Davacı sigorta şirketi tarafından davaya esas kazada ölen yakınlarına başvuru üzerine ilamsız icra takibi sonrasında açılan davada yargılama sırasında ödemede bulunduğu, alınan usulüne uygun ve denetime elverişli hesap raporundan, davacı tarafından yapılan ödemelerin miktar olarak dosya kapsamına uygun yapıldığı, gerçek zarar kapsamında, raporda hesaplanan miktarların davalıdan istenebileceği anlaşılmış olup, ilk derece mahkemesi tarafından da bu kapsamda davanın kısmen kabulüne karar verilmesinde bir isabetsizlik görülmemiştir.
Açıklanan nedenlerle; usul ve yasaya uygun olarak verilen ilk derece mahkemesi kararına karşı davalı vekili tarafından yapılan istinaf başvurusunun HMK’nın 353/1-b-1 maddesi gereğince esastan reddine dair aşağıdaki hüküm kurulmuştur.

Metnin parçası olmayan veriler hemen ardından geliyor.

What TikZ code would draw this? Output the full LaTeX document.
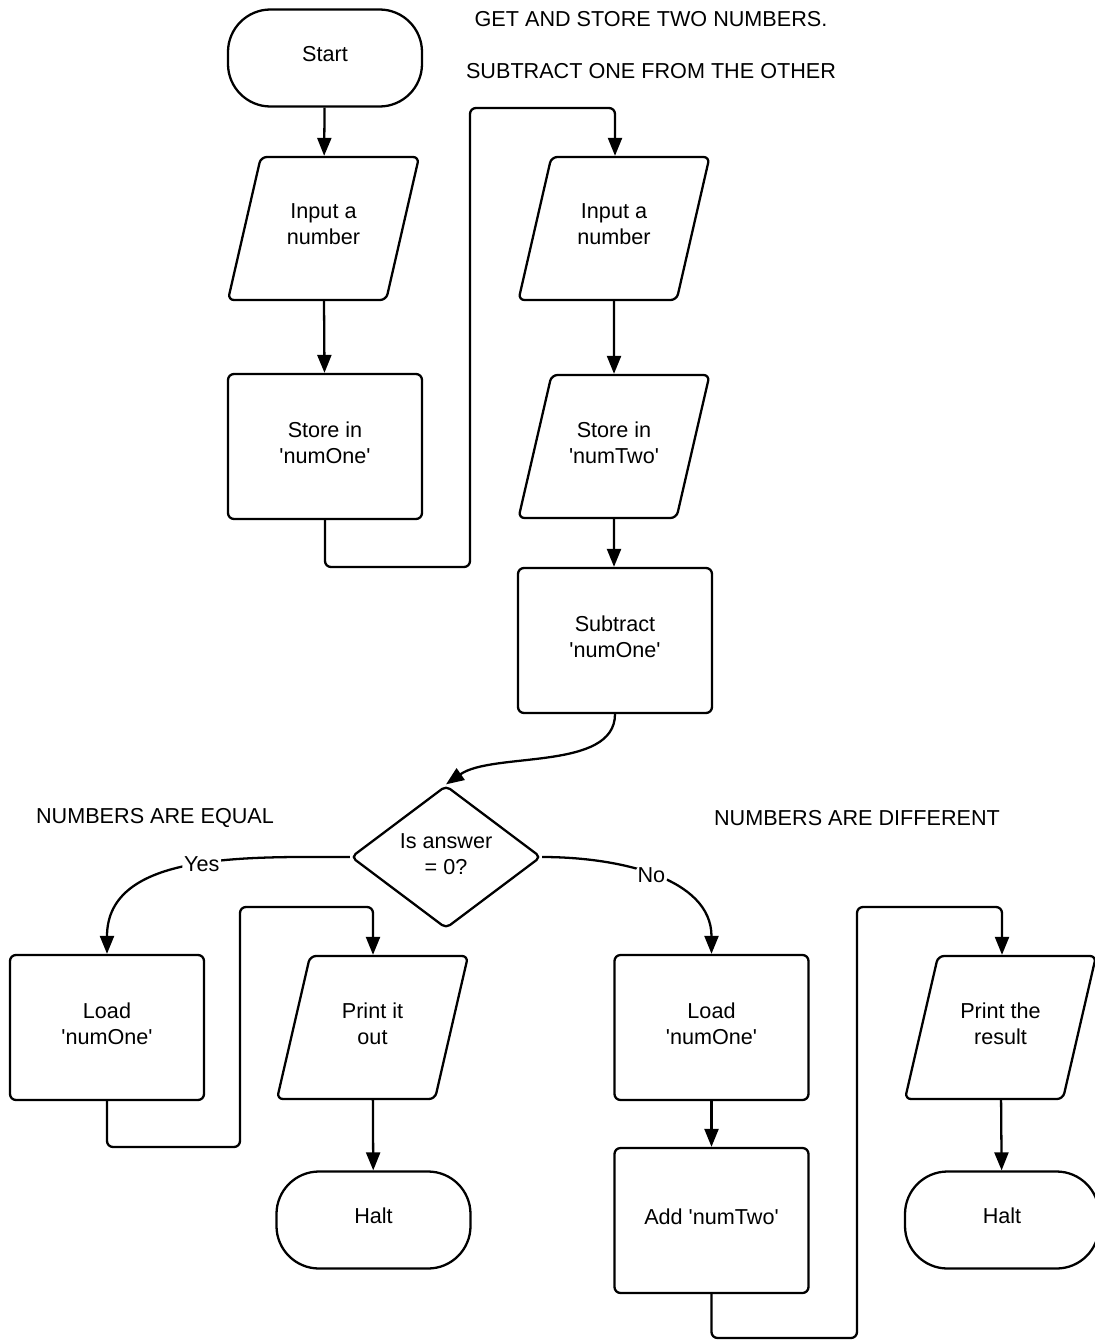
\documentclass[tikz,border=0pt]{standalone}
\usepackage{fontspec}
\setmainfont{Liberation Sans}
\usepackage{tikz}
\usetikzlibrary{arrows.meta, shapes.geometric, positioning}
\newcommand{\vname}[1]{\textquotesingle#1\textquotesingle}
\tikzstyle{terminal} = [rectangle, rounded corners=0.85cm, draw=black, line width=1.3pt,
                        text depth=0.16cm, minimum width=3.88cm, minimum height=1.94cm, align=center]
\tikzstyle{process} = [rectangle, rounded corners=0.12cm, draw=black, line width=1.3pt,
                       text depth=0.16cm, minimum width=3.88cm, minimum height=2.9cm, align=center]
\tikzstyle{io} = [trapezium, trapezium left angle=76.5, trapezium right angle=103.5,
                  trapezium stretches body, rounded corners=0.12cm, draw=black, line width=1.3pt,
                  inner xsep=0.1cm, inner ysep=0.88cm, text depth=0.16cm,
                  minimum width=3.82cm, minimum height=2.86cm, align=center]
\tikzstyle{decision} = [diamond, rounded corners=0.1cm, draw=black, line width=1.3pt, inner sep=0,
                        text depth=0.12cm, minimum width=3.8cm, minimum height=2.86cm, align=center]
\tikzstyle{line} = [draw=black, line width=1.3pt, rounded corners=0.12cm]
\tikzstyle{flow} = [line, -{Triangle[length=0.36cm, width=0.28cm]}]

\begin{document}
\begin{tikzpicture}[font=\fontsize{12.3}{14.8}\selectfont]
				\useasboundingbox (0, 0) rectangle (21.88, -26.82);

				\node (Title) at (13.02, -0.38) {GET AND STORE TWO NUMBERS.};
				\node (SubTitle) at (13.02, -1.42) {SUBTRACT ONE FROM THE OTHER};

				% first number
				\node (Start) [terminal] at (6.5, -1.16) {Start};
				\node (InOne) [io] at (6.47, -4.57) {Input a\\number};
				\draw [flow] (Start) -- (InOne);

				\node (StoreOne) [process] at (6.5, -8.93) {Store in\\\vname{numOne}};
				\draw [flow] (InOne) -- (StoreOne);

				\coordinate (BendA) at (6.5, -11.34);
				\coordinate (BendB) at (9.4, -11.34);
				\coordinate (BendC) at (9.4, -2.16);
				\coordinate (BendD) at (12.3, -2.16);

				% second number
				\node (InTwo) [io] at (12.28, -4.57) {Input a\\number};
				\draw [flow] (StoreOne) -- (BendA) -- (BendB) -- (BendC) -- (BendD) -- (BendD |- InTwo.north);

				\node (StoreTwo) [io] at (12.28, -8.93) {Store in\\\vname{numTwo}};
				\draw [flow] (InTwo) -- (StoreTwo);

				\node (Sub) [process] at (12.3, -12.81) {Subtract\\\vname{numOne}};
				\draw [flow] (StoreTwo) -- (Sub.north -| StoreTwo.south);

				\node (Check) [decision] at (8.92, -17.14) {Is answer\\= 0?};
				\draw [flow] (Sub.south) to[out=-90, in=35, looseness=0.8] (Check.north);

				% numbers are equal
				\node (Equal) at (3.1, -16.36) {NUMBERS ARE EQUAL};
				\node (LoadOne) [process] at (2.14, -20.55) {Load\\\vname{numOne}};
				\draw [flow] (Check.west) to[out=180, in=90]
					node [pos=0.46, fill=white, inner sep=1pt] {Yes} (LoadOne.north);

				\node (PrintOne) [io] at (7.45, -20.55) {Print it\\out};
				\coordinate (EqA) at (2.14, -22.94);
				\coordinate (EqB) at (4.8, -22.94);
				\coordinate (EqC) at (4.8, -18.14);
				\coordinate (EqD) at (7.46, -18.14);
				\draw [flow] (LoadOne) -- (EqA) -- (EqB) -- (EqC) -- (EqD) -- (EqD |- PrintOne.north);

				\node (HaltOne) [terminal] at (7.47, -24.4) {Halt};
				\draw [flow] (PrintOne) -- (HaltOne);

				% numbers are different
				\node (Differ) at (17.14, -16.36) {NUMBERS ARE DIFFERENT};
				\node (LoadTwo) [process] at (14.23, -20.55) {Load\\\vname{numOne}};
				\draw [flow] (Check.east) to[out=0, in=90]
					node [pos=0.48, fill=white, inner sep=1pt] {No} (LoadTwo.north);

				\node (Add) [process] at (14.23, -24.41) {Add \vname{numTwo}};
				\draw [flow] (LoadTwo) -- (Add);

				\node (PrintTwo) [io] at (20.01, -20.55) {Print the\\result};
				\coordinate (DiA) at (14.23, -26.76);
				\coordinate (DiB) at (17.14, -26.76);
				\coordinate (DiC) at (17.14, -18.14);
				\coordinate (DiD) at (20.04, -18.14);
				\draw [flow] (Add) -- (DiA) -- (DiB) -- (DiC) -- (DiD) -- (DiD |- PrintTwo.north);

				\node (HaltTwo) [terminal] at (20.04, -24.4) {Halt};
				\draw [flow] (PrintTwo) -- (HaltTwo);
			\end{tikzpicture}
\end{document}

HÜKÜM : Gerekçesi yukarıda izah edildiği üzere;
1-Davalı vekilinin istinaf başvurusunun Hukuk Muhakemeleri Kanunun 353/1-b.1. maddesi gereğince ESASTAN REDDİNE,
2-Harçlar Kanunu gereğince alınması gereken 3.827,42 TL karar harcından peşin alınan 957,00 TL harcın mahsubu ile bakiye 2.870,42 TL harcın davalıdan alınarak hazineye gelir kaydına,
3-Davalı tarafça yapılan istinaf yargılama giderlerinin üzerinde bırakılmasına,
4-Gider avansından artan kısım varsa karar kesinleştiğinde davalıya iadesine,
5-Karar tebliği, kesinleştirme, harç tahsil ve gider avansı iade işlemlerinin ilk derece mahkemesince yerine getirilmesine,
Dair, dosya üzerinde yapılan inceleme sonunda, HMK.nın 362/1-a maddesi uyarınca KESİN olmak üzere 22/02/2023 tarihinde oy birliği ile karar verildi.

Başkan
Üye
Üye
Katip

* Bu belge, 5070 sayılı Kanun hükümleri gereğince elektronik imza ile imzalanmıştır.